Brothers cider is based in Shepton Mallet. This isn’t only a town in Somerset often associated with the countries’ oldest prison, and to me “Blackthorn gold” cider, but also has the word “Mallet”, in it’s name.
Perhaps this is where “Mallets” ciders’ name comes from too ?
You’d be correct. Both Brothers and Mallets are produced in the Showerings cider mill of Shepton mallet, Somerset.
The 2019 copyright, suggests very recent establishment as a brand. The can elucidates 2018 as the actual year established. This suggests the backstory matters more here than history.
It’s a shame none of this backstory made it onto the can. Hopefully, the lack of opportunity for evolution or development of this new product, doesn’t mean it’s of poor quality.
Until recently, I failed to notice Mallets in Tesco. Due to good contrast on it’s packaging in colours Black and Gold, I’m sure this has only been recently added to the shelves. That’s unless my Dry January eyes, weren’t focused on supermarket alcohol-beverage-detection, processes correctly.
Value seems good here, costing just £3 for a 4 pack of 440ml cans. At 5% for this volume, the drink provides 2.2 units. This means 2 cans would be needed for an enjoyable evening; It places you only slightly over the old governments “Do not regularly exceed” limit for men, with 4.4 units.

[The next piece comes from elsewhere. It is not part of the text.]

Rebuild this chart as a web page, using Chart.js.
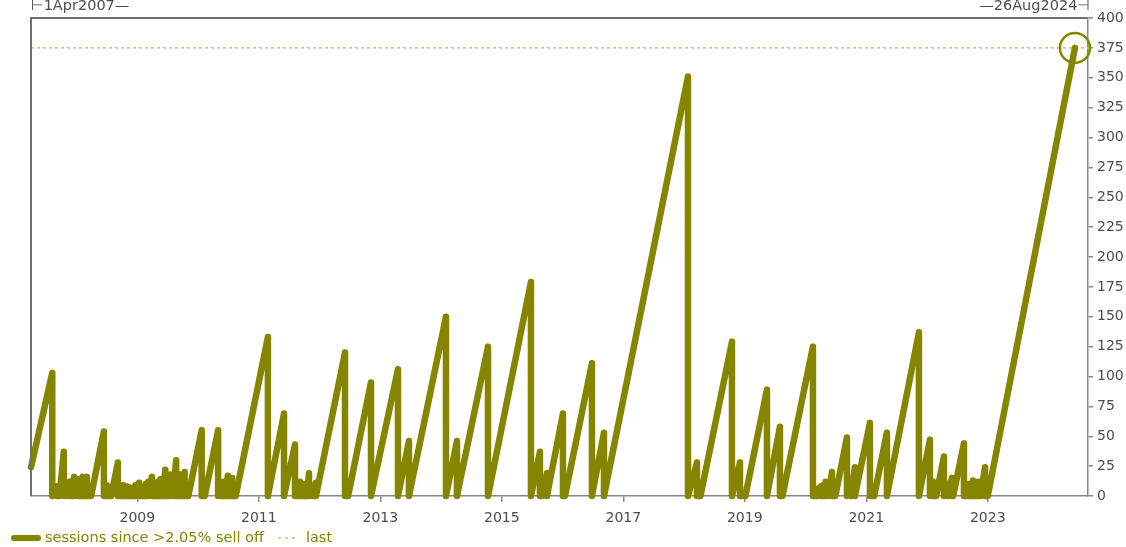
<!DOCTYPE html>
<html>
<head>
<meta charset="utf-8">
<script src="https://cdn.jsdelivr.net/npm/chart.js@4.4.1/dist/chart.umd.min.js"></script>
<style>
  html, body { margin: 0; padding: 0; background: #fff; }
  #wrap { width: 1126px; height: 547px; position: relative; }
</style>
</head>
<body>
<div id="wrap"><canvas id="chart"></canvas></div>
<script>
/* ——— data: vertices of the saw-tooth (decimal year, sessions) ——— */
const sawYears = [
  2007.25, 2007.60, 2007.60, 2007.68, 2007.68, 2007.72, 2007.72, 2007.79, 2007.79, 2007.84,
  2007.84, 2007.89, 2007.89, 2007.93, 2007.93, 2007.96, 2007.96, 2008.02, 2008.02, 2008.06,
  2008.06, 2008.10, 2008.10, 2008.14, 2008.14, 2008.17, 2008.17, 2008.24,
  2008.45, 2008.45, 2008.49, 2008.49, 2008.52, 2008.52, 2008.57, 2008.68, 2008.68, 2008.71,
  2008.71, 2008.74, 2008.74, 2008.77, 2008.77, 2008.80, 2008.80, 2008.83, 2008.83, 2008.86,
  2008.86, 2008.89, 2008.89, 2008.93, 2008.93, 2008.97, 2008.97, 2009.03, 2009.03, 2009.06,
  2009.06, 2009.10, 2009.10, 2009.14, 2009.14, 2009.18, 2009.18, 2009.24, 2009.24, 2009.27,
  2009.27, 2009.30, 2009.30, 2009.34, 2009.34, 2009.38, 2009.38, 2009.42, 2009.42, 2009.46,
  2009.46, 2009.50, 2009.50, 2009.53, 2009.53, 2009.58, 2009.58, 2009.64, 2009.64, 2009.67,
  2009.67, 2009.71, 2009.71, 2009.75, 2009.75, 2009.78, 2009.78, 2009.84, 2010.06, 2010.06,
  2010.11, 2010.33, 2010.33, 2010.38, 2010.38, 2010.42, 2010.42, 2010.46, 2010.46, 2010.49,
  2010.49, 2010.53, 2010.53, 2010.56, 2010.56, 2010.62,
  2011.15, 2011.15, 2011.415, 2011.415, 2011.596, 2011.596, 2011.64, 2011.64, 2011.678, 2011.678,
  2011.71, 2011.71, 2011.75, 2011.75, 2011.79, 2011.79, 2011.826, 2011.826, 2011.88, 2011.88,
  2011.91, 2011.91, 2011.941, 2011.941, 2012.419, 2012.419,
  2012.47, 2012.847, 2012.847, 2013.291, 2013.291, 2013.472, 2013.472, 2014.081, 2014.081, 2014.262,
  2014.262, 2014.773, 2014.773, 2015.480, 2015.480, 2015.628, 2015.628, 2015.67, 2015.744, 2015.744,
  2016.007, 2016.007, 2016.04, 2016.484, 2016.484, 2016.682, 2016.682, 2018.065, 2018.065, 2018.213,
  2018.213, 2018.27, 2018.789, 2018.789, 2018.921, 2018.921, 2019.01, 2019.365, 2019.365, 2019.579,
  2019.579, 2019.62, 2020.122, 2020.122, 2020.16, 2020.16, 2020.20, 2020.20, 2020.254, 2020.254,
  2020.29, 2020.29, 2020.33, 2020.33, 2020.38, 2020.38,
  2020.435, 2020.435, 2020.49, 2020.682, 2020.682, 2020.75, 2020.75, 2020.813, 2020.813, 2021.060,
  2021.060, 2021.13, 2021.340, 2021.340, 2021.867, 2021.867, 2022.048, 2022.048, 2022.10, 2022.10,
  2022.15, 2022.279, 2022.279, 2022.34, 2022.34, 2022.411, 2022.411, 2022.43, 2022.608, 2022.608,
  2022.65, 2022.65, 2022.68, 2022.68, 2022.72, 2022.72, 2022.757, 2022.757, 2022.80, 2022.80,
  2022.84, 2022.84, 2022.88, 2022.88, 2022.955, 2022.955, 2023.00, 2024.435
];
const sawValues = [
  24, 103, 0, 8, 0, 6, 0, 37, 0, 10,
  0, 12, 0, 9, 0, 16, 0, 14, 0, 10,
  0, 16, 0, 11, 0, 16, 0, 0,
  54, 0, 9, 0, 8, 0, 0, 28, 0, 9,
  0, 7, 0, 9, 0, 6, 0, 8, 0, 5,
  0, 7, 0, 6, 0, 9, 0, 11, 0, 7,
  0, 8, 0, 10, 0, 12, 0, 16, 0, 9,
  0, 10, 0, 12, 0, 14, 0, 11, 0, 22,
  0, 12, 0, 18, 0, 14, 0, 30, 0, 12,
  0, 18, 0, 14, 0, 20, 0, 0, 55, 0,
  0, 55, 0, 10, 0, 12, 0, 9, 0, 17,
  0, 11, 0, 15, 0, 0,
  133, 0, 69, 0, 43, 0, 8, 0, 12, 0,
  9, 0, 10, 0, 8, 0, 19, 0, 6, 0,
  9, 0, 11, 0, 120, 0,
  0, 95, 0, 106, 0, 46, 0, 150, 0, 46,
  0, 125, 0, 179, 0, 37, 0, 0, 19, 0,
  69, 0, 0, 111, 0, 53, 0, 351, 0, 28,
  0, 0, 129, 0, 28, 0, 0, 89, 0, 58,
  0, 0, 125, 0, 5, 0, 6, 0, 8, 0,
  9, 0, 12, 0, 10, 0,
  20, 0, 0, 49, 0, 14, 0, 24, 0, 61,
  0, 0, 53, 0, 137, 0, 47, 0, 12, 0,
  0, 33, 0, 10, 0, 15, 0, 0, 44, 0,
  9, 0, 10, 0, 8, 0, 13, 0, 10, 0,
  12, 0, 9, 0, 24, 0, 0, 375
];
const lastValue = 375;
const xTickYears = [2009, 2011, 2013, 2015, 2017, 2019, 2021, 2023];
const startLabel = '\u22A21Apr2007\u2014';
const endLabel = '\u201426Aug2024\u22A3';
const seriesLabel = 'sessions since >2.05% sell off';
const lastLabel = 'last';

/* ——— styles ——— */
const OLIVE = '#858500';
const DASH = '#c8c870';
const AXIS = '#888';
const TXT = '#4c4c4c';
const FONT = 'DejaVu Sans, Verdana, sans-serif';
const X_MIN = 2007.25, X_MAX = 2024.65;

const series = sawYears.map((x, i) => ({x, y: sawValues[i]}));
const lastIdx = series.length - 1;

/* frame on top/left, the two date labels above the plot, legend under it */
const framePlugin = {
  id: 'frame',
  afterDraw(chart) {
    const {ctx, chartArea: a} = chart;
    ctx.save();
    ctx.strokeStyle = '#707070';
    ctx.lineWidth = 2;
    ctx.beginPath();
    ctx.moveTo(a.left, a.bottom);
    ctx.lineTo(a.left, a.top);
    ctx.lineTo(a.right, a.top);
    ctx.stroke();

    ctx.fillStyle = TXT;
    ctx.font = '14.5px ' + FONT;
    ctx.textBaseline = 'middle';
    ctx.textAlign = 'left';
    ctx.fillText(startLabel, a.left, 6);
    ctx.textAlign = 'right';
    ctx.fillText(endLabel, a.right + 2, 6);

    // legend
    const ly = 538;
    ctx.lineWidth = 6;
    ctx.lineCap = 'round';
    ctx.strokeStyle = OLIVE;
    ctx.beginPath();
    ctx.moveTo(14, ly); ctx.lineTo(38, ly);
    ctx.stroke();
    ctx.lineCap = 'butt';
    ctx.fillStyle = OLIVE;
    ctx.textAlign = 'left';
    ctx.fillText(seriesLabel, 45, ly);
    const w = ctx.measureText(seriesLabel).width;
    const dx = 45 + w + 14;
    ctx.lineWidth = 1.5;
    ctx.strokeStyle = DASH;
    ctx.setLineDash([3, 4]);
    ctx.beginPath();
    ctx.moveTo(dx, ly); ctx.lineTo(dx + 18, ly);
    ctx.stroke();
    ctx.setLineDash([]);
    ctx.fillText(lastLabel, dx + 28, ly);
    ctx.restore();
  }
};

const chart = new Chart(document.getElementById('chart'), {
  type: 'line',
  data: {
    datasets: [
      {
        label: seriesLabel,
        data: series,
        borderColor: OLIVE,
        borderWidth: 6.5,
        borderJoinStyle: 'round',
        borderCapStyle: 'round',
        pointRadius: c => c.dataIndex === lastIdx ? 15 : 0,
        pointBorderWidth: 2.5,
        pointBorderColor: OLIVE,
        pointBackgroundColor: 'rgba(0,0,0,0)',
        clip: false,
        order: 1
      },
      {
        label: lastLabel,
        data: [{x: X_MIN, y: lastValue}, {x: X_MAX, y: lastValue}],
        borderColor: DASH,
        borderWidth: 1.5,
        borderDash: [3, 3],
        pointRadius: 0,
        order: 2
      }
    ]
  },
  options: {
    responsive: true,
    maintainAspectRatio: false,
    animation: false,
    events: [],
    layout: {padding: {left: 31, top: 18, right: 0, bottom: 20}},
    plugins: {
      tooltip: {enabled: false},
      legend: {display: false}
    },
    scales: {
      x: {
        type: 'linear',
        min: X_MIN,
        max: X_MAX,
        afterFit: s => { s.height = 31; },
        afterBuildTicks: s => { s.ticks = xTickYears.map(v => ({value: v})); },
        ticks: {
          color: TXT,
          font: {family: FONT, size: 14},
          padding: 8,
          maxRotation: 0,
          autoSkip: false,
          callback: v => String(v)
        },
        grid: {drawOnChartArea: false, drawTicks: true, tickLength: 6, color: AXIS, lineWidth: 1.5},
        border: {color: AXIS, width: 1.5}
      },
      y: {
        position: 'right',
        min: 0,
        max: 400,
        afterFit: s => { s.width = 38; },
        ticks: {
          stepSize: 25,
          color: TXT,
          font: {family: FONT, size: 14},
          padding: 4
        },
        grid: {drawOnChartArea: false, drawTicks: true, tickLength: 5, color: AXIS, lineWidth: 1.5},
        border: {color: AXIS, width: 1.5}
      }
    }
  },
  plugins: [framePlugin]
});
</script>
</body>
</html>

Accordingly, it’s quite cheap and practical, at just £1.50 for the session.
It’s worth noting the can states 2.3 units. I am unsure why this is the case.
According to the websites’ taste expectations: Medium dry, and Natural carbonation, can be clearly seen. The backstory suggests, bursting with “Sweet tang”, suggesting confident levels of natural sweetness, and acidity too. As for character, the can states nothing of any relevance. PR
The smell was tangy, quickly reminding me of Thatchers Gold. It wasn’t unpleasant, if a little sickly. It cut off quickly, so was on the harsher side. After a short time, it was difficult to detect. This wasn’t an overly fresh smell, indicating it maybe artificial, rather than natural.
The taste was very surprising for a cheap cider. The first sip lead me to thoroughly enjoy a large amount of woody character. Usually, woodiness is present as a developing trait throughout the bottle, so here it’s early presence, was a definite positive.
As for tang, the second sip launched tangy globules across my tongue, like a symphony of celebration. On swilling, it was clear to see only light carbonation was present. This was true to the “natural carbonation” assertion, made by the website.
As for sweetness, this seemed present within the natural apple tang, preventing acidity overpowering taste. I’d suggest balance was good here. Perhaps the tang was a little strong, but it was nice, so I was pleasantly surprised.
As for mouthfeel, things felt medium and ideal. Nothing thick or syrupy was felt, nor did the drink leave me without full flavour.
Dryness seemed sadly absent, despite “medium dryness”, being promised.
The aftertaste lingered, for quite some time, possessing plenty of woody character. Perhaps this woodiness smothered some other traits though.
Woody and incredible value !! – Better than many luxury ciders.